▶ [WORK INSTRUCTIONS]: Locate the string "this" throughout the material and copy every line in which it occurs.

▶ [RAW RECORDS]:

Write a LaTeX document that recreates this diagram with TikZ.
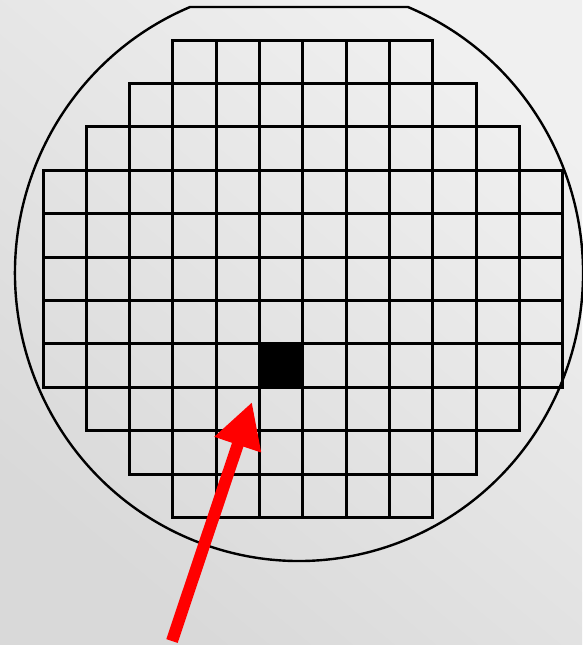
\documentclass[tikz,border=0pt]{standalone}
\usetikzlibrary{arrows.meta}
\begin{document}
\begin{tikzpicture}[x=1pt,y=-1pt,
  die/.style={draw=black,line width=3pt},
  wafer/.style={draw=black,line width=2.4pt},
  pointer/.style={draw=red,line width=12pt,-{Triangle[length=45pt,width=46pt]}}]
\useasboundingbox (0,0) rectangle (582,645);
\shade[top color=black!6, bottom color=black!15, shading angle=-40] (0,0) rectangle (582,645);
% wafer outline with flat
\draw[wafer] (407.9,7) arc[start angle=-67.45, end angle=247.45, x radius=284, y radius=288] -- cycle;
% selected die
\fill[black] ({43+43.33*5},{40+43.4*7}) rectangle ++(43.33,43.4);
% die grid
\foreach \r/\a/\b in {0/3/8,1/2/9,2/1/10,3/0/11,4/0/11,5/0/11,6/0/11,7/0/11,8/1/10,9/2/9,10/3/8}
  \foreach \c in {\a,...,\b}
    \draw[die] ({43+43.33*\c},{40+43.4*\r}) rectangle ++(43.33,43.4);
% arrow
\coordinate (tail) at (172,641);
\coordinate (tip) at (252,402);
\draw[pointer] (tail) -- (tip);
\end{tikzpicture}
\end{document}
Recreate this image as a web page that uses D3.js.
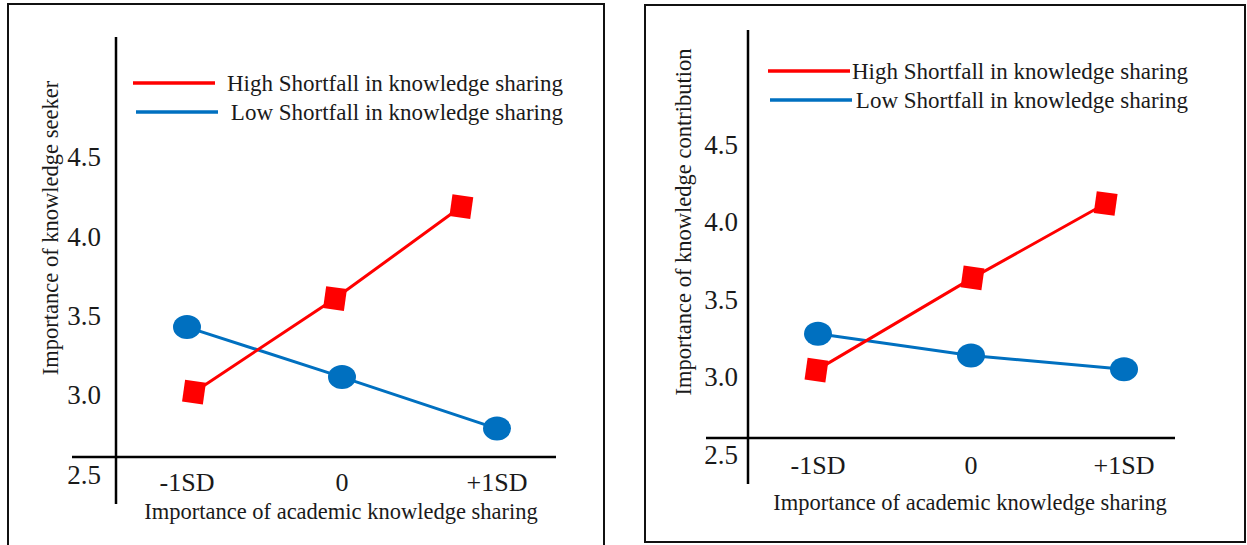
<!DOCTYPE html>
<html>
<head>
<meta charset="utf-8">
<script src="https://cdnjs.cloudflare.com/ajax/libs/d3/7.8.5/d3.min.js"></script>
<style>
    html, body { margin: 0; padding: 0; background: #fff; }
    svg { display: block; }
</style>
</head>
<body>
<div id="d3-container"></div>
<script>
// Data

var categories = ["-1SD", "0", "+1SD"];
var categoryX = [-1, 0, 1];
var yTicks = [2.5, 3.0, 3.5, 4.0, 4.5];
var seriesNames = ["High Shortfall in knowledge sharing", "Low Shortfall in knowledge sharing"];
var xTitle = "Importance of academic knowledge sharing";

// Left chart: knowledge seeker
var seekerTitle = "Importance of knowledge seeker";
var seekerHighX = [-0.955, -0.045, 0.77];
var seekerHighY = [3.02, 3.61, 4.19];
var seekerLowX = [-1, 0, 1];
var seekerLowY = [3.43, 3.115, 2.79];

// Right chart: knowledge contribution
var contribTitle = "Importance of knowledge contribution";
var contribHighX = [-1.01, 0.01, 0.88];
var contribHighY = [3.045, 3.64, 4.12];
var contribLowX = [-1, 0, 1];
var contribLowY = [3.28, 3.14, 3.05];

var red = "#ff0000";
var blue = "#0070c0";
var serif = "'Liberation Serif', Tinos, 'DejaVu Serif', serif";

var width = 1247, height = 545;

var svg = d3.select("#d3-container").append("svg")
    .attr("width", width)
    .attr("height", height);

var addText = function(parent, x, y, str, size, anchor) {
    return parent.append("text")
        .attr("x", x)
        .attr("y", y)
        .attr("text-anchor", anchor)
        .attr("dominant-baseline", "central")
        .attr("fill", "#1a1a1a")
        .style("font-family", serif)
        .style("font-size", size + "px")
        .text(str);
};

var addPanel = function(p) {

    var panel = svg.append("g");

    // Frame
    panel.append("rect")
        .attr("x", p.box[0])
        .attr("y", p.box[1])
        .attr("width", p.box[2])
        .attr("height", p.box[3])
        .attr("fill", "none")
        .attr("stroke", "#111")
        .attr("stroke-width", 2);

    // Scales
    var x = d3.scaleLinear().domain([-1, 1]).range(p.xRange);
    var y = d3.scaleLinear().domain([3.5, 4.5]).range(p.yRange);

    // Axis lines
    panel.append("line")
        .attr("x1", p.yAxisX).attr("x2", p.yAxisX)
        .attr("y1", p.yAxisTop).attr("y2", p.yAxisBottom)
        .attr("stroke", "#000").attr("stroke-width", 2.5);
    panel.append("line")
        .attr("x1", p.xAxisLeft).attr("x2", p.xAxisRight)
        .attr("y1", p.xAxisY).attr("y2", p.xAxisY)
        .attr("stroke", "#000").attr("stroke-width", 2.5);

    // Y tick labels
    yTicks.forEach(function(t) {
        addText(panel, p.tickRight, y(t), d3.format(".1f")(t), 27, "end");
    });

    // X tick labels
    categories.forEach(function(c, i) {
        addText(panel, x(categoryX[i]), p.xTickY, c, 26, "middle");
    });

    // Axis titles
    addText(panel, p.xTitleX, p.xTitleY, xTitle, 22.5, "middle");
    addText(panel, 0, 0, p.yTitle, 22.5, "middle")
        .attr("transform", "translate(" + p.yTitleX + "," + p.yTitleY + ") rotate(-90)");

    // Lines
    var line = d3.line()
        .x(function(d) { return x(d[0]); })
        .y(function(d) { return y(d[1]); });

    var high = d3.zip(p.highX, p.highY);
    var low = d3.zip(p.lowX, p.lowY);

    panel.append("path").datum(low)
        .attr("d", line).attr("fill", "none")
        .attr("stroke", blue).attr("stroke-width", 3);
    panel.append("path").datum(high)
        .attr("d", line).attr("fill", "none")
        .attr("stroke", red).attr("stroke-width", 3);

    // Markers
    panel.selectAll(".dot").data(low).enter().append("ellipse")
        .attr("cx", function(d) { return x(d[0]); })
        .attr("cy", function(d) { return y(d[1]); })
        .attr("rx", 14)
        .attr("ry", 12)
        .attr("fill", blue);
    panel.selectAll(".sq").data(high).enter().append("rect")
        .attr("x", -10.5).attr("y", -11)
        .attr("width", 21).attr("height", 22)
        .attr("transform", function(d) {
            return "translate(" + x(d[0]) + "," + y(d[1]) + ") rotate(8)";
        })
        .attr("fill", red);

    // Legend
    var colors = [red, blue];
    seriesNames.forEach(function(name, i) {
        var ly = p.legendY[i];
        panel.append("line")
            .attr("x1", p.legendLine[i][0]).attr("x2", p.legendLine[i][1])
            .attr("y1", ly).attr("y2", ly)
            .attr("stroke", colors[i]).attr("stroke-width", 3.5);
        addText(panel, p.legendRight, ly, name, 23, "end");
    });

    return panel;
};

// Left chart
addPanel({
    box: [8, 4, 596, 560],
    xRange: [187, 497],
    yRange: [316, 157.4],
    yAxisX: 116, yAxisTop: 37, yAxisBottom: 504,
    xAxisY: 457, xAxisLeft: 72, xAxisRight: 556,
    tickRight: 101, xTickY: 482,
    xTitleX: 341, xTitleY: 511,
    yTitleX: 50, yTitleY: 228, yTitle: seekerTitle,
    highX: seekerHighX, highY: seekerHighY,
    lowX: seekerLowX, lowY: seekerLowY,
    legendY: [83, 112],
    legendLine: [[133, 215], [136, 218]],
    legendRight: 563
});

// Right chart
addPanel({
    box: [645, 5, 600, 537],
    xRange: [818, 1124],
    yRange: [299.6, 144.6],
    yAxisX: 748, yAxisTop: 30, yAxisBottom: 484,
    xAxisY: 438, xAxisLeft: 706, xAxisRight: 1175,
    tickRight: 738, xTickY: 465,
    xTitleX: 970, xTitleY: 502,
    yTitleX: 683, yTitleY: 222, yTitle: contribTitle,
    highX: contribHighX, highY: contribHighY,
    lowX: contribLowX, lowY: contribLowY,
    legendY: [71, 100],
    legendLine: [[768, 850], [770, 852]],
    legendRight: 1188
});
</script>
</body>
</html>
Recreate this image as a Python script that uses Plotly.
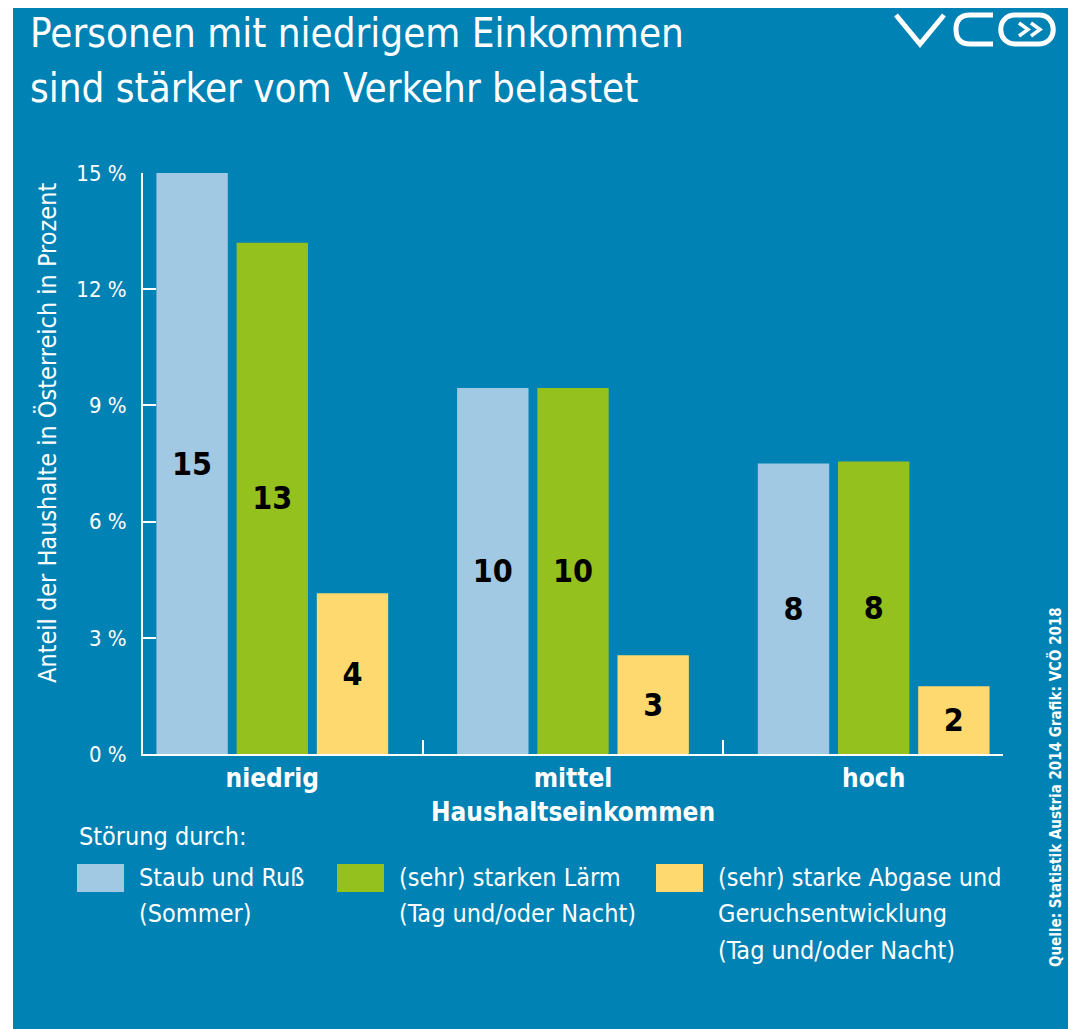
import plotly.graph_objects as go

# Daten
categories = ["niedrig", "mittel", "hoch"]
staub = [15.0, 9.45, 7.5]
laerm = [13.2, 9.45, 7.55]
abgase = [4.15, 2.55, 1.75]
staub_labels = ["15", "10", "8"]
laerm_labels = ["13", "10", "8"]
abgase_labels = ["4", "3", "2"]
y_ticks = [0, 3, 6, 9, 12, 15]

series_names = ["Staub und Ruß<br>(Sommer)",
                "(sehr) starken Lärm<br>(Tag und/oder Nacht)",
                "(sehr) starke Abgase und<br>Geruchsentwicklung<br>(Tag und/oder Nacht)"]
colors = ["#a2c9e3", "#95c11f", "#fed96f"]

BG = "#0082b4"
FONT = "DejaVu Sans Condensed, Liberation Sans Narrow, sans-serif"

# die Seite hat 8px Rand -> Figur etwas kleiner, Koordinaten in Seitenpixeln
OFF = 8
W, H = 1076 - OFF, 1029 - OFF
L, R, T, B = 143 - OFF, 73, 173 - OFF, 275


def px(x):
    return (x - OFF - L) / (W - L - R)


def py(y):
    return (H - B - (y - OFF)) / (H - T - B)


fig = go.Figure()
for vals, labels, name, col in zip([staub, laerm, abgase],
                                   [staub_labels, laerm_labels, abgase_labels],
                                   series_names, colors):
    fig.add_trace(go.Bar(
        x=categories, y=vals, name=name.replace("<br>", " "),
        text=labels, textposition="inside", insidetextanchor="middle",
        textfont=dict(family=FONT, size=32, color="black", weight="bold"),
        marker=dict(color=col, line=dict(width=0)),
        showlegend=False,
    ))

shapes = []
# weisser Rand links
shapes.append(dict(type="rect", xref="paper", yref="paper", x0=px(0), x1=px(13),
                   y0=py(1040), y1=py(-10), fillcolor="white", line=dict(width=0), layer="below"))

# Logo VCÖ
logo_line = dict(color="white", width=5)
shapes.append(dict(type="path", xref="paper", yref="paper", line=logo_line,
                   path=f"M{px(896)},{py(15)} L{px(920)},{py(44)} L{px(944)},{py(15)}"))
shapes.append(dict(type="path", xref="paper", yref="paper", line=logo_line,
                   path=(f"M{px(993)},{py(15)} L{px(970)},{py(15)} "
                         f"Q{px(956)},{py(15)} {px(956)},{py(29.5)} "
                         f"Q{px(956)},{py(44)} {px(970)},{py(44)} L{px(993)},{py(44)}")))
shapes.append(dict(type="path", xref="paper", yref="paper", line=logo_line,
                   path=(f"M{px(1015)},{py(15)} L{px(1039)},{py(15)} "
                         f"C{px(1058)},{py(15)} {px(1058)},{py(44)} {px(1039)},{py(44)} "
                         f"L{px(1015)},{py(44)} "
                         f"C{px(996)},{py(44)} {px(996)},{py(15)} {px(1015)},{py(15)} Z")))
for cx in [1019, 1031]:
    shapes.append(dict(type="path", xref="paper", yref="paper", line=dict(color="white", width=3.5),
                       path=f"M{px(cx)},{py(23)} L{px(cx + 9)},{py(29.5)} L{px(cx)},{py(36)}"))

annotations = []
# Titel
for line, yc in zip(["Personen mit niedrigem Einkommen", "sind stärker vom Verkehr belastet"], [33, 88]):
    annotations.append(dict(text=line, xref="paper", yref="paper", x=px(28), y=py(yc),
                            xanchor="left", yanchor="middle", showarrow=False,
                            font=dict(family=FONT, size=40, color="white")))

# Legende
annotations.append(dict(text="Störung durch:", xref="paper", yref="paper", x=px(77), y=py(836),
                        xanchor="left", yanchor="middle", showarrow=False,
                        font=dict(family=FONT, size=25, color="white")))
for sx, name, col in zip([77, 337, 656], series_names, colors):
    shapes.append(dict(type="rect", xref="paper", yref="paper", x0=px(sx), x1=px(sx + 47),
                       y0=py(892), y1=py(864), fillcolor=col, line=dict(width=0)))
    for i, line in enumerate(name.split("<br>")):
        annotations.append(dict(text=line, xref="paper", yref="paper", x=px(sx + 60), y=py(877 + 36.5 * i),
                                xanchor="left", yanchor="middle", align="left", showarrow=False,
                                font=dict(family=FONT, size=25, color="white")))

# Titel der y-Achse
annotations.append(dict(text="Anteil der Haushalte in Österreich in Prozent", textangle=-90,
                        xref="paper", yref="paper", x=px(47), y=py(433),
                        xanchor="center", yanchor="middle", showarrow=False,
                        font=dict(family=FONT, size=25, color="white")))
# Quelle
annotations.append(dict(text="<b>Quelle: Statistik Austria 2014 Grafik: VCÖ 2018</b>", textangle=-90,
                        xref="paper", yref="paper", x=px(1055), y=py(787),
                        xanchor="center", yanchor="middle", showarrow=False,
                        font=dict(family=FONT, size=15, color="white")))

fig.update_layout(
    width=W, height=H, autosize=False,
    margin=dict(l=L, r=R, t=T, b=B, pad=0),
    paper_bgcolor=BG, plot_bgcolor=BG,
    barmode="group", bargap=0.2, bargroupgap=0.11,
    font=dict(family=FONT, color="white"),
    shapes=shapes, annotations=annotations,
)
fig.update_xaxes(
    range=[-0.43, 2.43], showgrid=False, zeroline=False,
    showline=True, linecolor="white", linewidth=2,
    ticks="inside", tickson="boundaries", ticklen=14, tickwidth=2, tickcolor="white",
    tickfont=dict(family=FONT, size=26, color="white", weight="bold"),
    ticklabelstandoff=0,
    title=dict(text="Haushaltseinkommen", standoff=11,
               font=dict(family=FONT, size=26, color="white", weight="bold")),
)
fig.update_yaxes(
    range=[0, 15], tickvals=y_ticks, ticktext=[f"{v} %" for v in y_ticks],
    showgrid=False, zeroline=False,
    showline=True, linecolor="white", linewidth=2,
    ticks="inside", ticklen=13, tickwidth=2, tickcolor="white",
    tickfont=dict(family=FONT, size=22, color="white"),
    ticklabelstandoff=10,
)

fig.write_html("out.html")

▶ [WRITTEN ANSWER]:
Write a LaTeX document that recreates this diagram with TikZ.
Recreate this image as a web page that uses D3.js.
Recreate this image as a Python script that uses Plotly.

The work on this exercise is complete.